*What the task asks:* Print exactly what lies from the line with "Rebuild this chart" down to the line with "0.174, 0.002, -0.038, 0.057, 0.063, -0.017, -0.048]", counting both of those lines, but not the pictures.

-------- Data section --------

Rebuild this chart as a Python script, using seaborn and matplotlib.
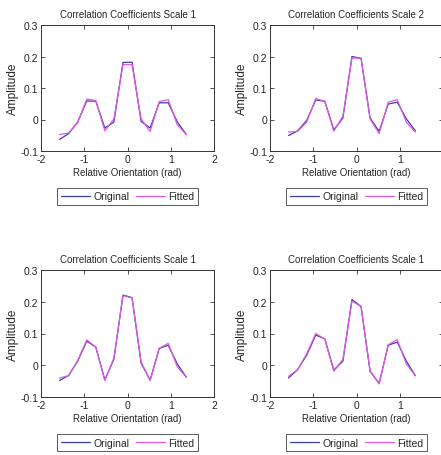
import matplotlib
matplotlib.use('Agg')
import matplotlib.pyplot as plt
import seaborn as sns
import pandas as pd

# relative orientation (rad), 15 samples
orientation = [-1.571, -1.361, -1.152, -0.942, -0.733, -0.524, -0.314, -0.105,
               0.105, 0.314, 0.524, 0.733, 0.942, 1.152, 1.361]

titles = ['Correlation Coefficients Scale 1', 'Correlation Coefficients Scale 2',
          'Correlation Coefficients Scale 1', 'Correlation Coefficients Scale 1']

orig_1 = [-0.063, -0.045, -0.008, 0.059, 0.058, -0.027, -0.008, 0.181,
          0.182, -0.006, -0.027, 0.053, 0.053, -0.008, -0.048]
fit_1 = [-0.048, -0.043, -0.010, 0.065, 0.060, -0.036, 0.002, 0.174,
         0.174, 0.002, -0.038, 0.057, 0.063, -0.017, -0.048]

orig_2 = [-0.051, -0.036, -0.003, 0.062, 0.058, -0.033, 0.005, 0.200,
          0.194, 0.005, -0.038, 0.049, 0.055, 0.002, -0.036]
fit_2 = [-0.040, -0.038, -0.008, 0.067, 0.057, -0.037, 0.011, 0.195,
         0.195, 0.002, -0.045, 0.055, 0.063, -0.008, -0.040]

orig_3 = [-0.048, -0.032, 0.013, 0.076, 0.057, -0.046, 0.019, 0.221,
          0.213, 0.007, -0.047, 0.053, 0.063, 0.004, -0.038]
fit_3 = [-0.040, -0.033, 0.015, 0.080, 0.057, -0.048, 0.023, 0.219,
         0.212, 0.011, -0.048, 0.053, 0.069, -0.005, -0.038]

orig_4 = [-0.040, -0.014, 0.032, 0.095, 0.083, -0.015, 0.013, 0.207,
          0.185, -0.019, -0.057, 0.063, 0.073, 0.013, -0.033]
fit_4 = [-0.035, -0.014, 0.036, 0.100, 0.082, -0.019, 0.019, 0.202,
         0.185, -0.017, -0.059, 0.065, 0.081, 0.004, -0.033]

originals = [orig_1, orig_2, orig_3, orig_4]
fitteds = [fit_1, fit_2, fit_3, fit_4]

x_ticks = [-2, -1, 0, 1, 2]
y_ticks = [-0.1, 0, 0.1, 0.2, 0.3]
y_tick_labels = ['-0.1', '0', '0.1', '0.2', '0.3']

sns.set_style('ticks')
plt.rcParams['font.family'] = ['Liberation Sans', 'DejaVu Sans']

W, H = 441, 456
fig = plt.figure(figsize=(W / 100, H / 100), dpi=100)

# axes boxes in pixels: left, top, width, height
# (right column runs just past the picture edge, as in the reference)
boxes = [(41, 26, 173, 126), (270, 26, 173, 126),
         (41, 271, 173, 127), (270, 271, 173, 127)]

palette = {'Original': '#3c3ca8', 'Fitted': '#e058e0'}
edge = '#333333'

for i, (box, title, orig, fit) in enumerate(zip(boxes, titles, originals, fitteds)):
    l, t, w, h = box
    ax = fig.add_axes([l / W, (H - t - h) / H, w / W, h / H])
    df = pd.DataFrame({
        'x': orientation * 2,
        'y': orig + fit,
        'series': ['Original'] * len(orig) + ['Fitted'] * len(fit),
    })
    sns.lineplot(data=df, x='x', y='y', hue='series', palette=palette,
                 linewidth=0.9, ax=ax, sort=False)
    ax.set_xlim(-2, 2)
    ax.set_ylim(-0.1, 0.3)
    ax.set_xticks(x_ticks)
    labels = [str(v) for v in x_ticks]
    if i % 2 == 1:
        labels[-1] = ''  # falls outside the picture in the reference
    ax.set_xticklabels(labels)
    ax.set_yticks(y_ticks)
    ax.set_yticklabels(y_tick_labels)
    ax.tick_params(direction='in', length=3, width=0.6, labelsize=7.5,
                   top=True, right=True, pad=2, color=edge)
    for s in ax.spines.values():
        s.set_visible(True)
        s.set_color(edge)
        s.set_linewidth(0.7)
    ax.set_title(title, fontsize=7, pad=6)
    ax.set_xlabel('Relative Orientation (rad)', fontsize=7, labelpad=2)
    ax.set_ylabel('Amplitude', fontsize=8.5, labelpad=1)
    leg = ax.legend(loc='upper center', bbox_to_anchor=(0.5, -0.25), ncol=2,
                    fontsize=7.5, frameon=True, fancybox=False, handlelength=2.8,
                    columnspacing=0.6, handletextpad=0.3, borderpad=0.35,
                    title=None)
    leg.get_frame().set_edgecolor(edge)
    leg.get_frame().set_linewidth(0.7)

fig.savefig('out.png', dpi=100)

--------
-------- Data section --------

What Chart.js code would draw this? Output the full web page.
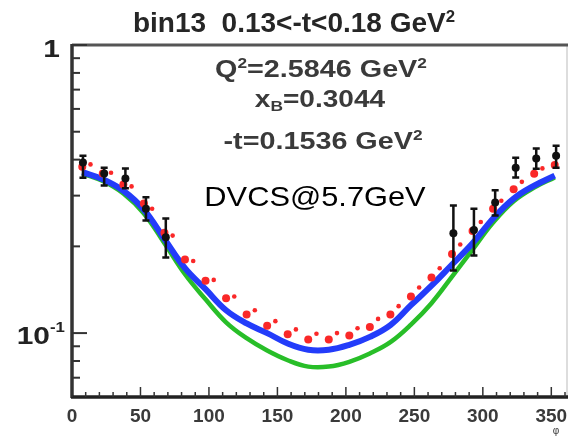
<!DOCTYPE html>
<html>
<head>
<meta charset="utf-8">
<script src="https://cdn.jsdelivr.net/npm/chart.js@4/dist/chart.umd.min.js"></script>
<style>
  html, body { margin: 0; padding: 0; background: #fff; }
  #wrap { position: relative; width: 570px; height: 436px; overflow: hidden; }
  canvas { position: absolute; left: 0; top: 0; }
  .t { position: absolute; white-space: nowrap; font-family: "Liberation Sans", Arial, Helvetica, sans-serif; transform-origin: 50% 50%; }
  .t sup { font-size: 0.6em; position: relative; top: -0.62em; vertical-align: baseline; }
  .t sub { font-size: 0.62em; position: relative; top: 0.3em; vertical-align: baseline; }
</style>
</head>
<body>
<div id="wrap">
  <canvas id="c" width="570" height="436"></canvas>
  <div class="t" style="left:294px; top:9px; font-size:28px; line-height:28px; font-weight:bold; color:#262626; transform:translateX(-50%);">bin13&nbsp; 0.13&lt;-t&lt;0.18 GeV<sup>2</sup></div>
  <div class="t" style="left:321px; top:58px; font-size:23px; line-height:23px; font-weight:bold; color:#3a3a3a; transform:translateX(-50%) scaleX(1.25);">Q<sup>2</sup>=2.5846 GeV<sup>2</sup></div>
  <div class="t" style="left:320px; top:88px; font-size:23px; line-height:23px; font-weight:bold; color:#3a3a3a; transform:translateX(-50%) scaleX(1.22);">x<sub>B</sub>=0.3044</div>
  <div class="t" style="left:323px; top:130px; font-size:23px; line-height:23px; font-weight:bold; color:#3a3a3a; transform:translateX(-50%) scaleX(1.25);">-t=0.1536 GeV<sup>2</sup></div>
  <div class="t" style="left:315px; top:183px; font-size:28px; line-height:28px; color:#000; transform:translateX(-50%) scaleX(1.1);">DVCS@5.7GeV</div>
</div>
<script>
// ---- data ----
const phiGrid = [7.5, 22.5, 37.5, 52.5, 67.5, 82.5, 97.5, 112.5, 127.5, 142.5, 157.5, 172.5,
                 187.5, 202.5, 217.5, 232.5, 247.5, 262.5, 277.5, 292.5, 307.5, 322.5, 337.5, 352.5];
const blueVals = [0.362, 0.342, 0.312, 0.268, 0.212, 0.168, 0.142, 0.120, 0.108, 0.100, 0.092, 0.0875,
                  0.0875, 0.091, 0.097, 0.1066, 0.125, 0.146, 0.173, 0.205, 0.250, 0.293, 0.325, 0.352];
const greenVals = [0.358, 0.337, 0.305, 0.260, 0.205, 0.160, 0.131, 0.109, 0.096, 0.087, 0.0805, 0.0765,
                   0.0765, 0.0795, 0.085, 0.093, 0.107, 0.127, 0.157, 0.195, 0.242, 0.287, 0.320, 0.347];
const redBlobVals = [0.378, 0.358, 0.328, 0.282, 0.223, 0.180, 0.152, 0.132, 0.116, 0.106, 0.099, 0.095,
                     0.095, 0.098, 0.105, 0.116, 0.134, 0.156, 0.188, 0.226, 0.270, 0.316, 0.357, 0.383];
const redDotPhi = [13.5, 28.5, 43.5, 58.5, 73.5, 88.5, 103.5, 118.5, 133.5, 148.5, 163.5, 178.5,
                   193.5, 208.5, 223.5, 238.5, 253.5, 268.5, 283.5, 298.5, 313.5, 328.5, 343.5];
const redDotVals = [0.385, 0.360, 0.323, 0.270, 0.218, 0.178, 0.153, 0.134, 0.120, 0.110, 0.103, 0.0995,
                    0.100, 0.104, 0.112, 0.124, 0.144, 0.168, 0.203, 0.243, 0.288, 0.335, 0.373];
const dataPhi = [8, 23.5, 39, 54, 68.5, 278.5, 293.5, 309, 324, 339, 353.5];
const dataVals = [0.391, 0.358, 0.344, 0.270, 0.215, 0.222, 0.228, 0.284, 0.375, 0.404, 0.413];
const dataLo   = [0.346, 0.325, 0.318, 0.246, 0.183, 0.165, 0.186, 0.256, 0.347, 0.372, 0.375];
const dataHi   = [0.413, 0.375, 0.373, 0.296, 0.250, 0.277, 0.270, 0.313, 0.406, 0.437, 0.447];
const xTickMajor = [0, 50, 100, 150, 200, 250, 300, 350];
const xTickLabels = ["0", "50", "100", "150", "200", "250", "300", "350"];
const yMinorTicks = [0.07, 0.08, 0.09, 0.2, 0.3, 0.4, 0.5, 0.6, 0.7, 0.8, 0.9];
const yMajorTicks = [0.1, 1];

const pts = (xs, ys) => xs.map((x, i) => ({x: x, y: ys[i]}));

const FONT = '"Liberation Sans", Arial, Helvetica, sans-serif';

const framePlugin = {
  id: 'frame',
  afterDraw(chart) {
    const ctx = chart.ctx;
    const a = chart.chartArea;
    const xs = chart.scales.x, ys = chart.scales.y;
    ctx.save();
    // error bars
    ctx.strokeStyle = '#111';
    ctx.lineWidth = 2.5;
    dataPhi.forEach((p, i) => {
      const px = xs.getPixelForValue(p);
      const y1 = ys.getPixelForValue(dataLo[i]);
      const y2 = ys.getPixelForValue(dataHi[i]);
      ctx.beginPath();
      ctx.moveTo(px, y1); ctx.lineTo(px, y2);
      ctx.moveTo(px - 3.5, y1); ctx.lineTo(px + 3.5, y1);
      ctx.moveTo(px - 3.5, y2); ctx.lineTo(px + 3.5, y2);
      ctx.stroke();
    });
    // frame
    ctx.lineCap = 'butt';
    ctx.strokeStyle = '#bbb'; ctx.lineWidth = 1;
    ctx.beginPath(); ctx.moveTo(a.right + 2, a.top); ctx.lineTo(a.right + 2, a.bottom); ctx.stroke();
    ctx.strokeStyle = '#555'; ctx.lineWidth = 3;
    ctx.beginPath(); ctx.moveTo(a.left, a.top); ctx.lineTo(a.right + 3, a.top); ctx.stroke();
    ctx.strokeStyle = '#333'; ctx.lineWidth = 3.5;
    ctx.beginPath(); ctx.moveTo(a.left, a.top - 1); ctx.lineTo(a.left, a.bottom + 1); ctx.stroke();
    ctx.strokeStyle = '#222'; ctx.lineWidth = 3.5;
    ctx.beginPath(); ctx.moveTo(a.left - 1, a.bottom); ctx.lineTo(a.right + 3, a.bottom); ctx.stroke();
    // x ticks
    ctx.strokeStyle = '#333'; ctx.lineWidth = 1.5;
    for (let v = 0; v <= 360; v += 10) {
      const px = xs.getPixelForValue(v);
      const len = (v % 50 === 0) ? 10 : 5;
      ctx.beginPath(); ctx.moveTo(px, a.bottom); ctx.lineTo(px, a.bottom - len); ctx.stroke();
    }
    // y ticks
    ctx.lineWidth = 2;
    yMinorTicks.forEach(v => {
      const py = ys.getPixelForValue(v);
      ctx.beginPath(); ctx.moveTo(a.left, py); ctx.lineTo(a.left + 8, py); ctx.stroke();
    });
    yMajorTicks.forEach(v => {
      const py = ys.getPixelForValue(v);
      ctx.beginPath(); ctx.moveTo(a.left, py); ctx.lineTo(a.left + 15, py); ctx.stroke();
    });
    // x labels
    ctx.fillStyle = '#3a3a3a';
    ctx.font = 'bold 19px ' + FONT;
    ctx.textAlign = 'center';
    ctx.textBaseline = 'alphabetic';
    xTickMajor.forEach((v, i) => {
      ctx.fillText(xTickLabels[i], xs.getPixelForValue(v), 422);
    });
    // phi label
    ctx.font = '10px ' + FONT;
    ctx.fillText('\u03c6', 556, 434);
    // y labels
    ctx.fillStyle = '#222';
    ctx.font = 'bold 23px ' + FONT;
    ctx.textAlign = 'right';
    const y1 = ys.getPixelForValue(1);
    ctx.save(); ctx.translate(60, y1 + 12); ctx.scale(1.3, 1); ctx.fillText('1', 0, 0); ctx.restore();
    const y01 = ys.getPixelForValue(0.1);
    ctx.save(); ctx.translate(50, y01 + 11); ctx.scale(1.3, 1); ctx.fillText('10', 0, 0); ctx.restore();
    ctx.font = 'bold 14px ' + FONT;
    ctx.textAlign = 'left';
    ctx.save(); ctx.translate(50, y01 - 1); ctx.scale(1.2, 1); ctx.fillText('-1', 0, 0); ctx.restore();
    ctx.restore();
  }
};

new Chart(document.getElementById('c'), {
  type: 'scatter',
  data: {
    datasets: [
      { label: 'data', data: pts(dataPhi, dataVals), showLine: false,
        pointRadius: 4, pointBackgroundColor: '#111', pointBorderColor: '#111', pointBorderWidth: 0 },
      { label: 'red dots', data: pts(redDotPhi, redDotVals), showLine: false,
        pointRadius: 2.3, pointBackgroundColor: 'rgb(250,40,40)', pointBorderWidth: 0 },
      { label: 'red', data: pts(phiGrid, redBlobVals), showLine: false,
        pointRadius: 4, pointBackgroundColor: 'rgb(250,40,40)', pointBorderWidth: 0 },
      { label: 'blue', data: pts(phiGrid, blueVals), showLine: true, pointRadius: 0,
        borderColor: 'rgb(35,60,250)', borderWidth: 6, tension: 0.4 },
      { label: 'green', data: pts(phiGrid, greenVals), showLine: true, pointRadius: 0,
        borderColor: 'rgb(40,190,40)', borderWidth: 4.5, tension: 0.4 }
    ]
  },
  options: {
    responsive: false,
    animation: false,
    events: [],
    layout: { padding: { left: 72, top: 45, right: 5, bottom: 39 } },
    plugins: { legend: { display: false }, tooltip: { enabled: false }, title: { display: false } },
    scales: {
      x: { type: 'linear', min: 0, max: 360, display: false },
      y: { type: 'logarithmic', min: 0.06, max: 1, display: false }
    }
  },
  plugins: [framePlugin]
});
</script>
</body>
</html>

--------

*Task solution:*
Rebuild this chart as a Python script, using seaborn and matplotlib.
import matplotlib
matplotlib.use('Agg')
import matplotlib.pyplot as plt
import seaborn as sns
import pandas as pd

# relative orientation (rad), 15 samples
orientation = [-1.571, -1.361, -1.152, -0.942, -0.733, -0.524, -0.314, -0.105,
               0.105, 0.314, 0.524, 0.733, 0.942, 1.152, 1.361]

titles = ['Correlation Coefficients Scale 1', 'Correlation Coefficients Scale 2',
          'Correlation Coefficients Scale 1', 'Correlation Coefficients Scale 1']

orig_1 = [-0.063, -0.045, -0.008, 0.059, 0.058, -0.027, -0.008, 0.181,
          0.182, -0.006, -0.027, 0.053, 0.053, -0.008, -0.048]
fit_1 = [-0.048, -0.043, -0.010, 0.065, 0.060, -0.036, 0.002, 0.174,
         0.174, 0.002, -0.038, 0.057, 0.063, -0.017, -0.048]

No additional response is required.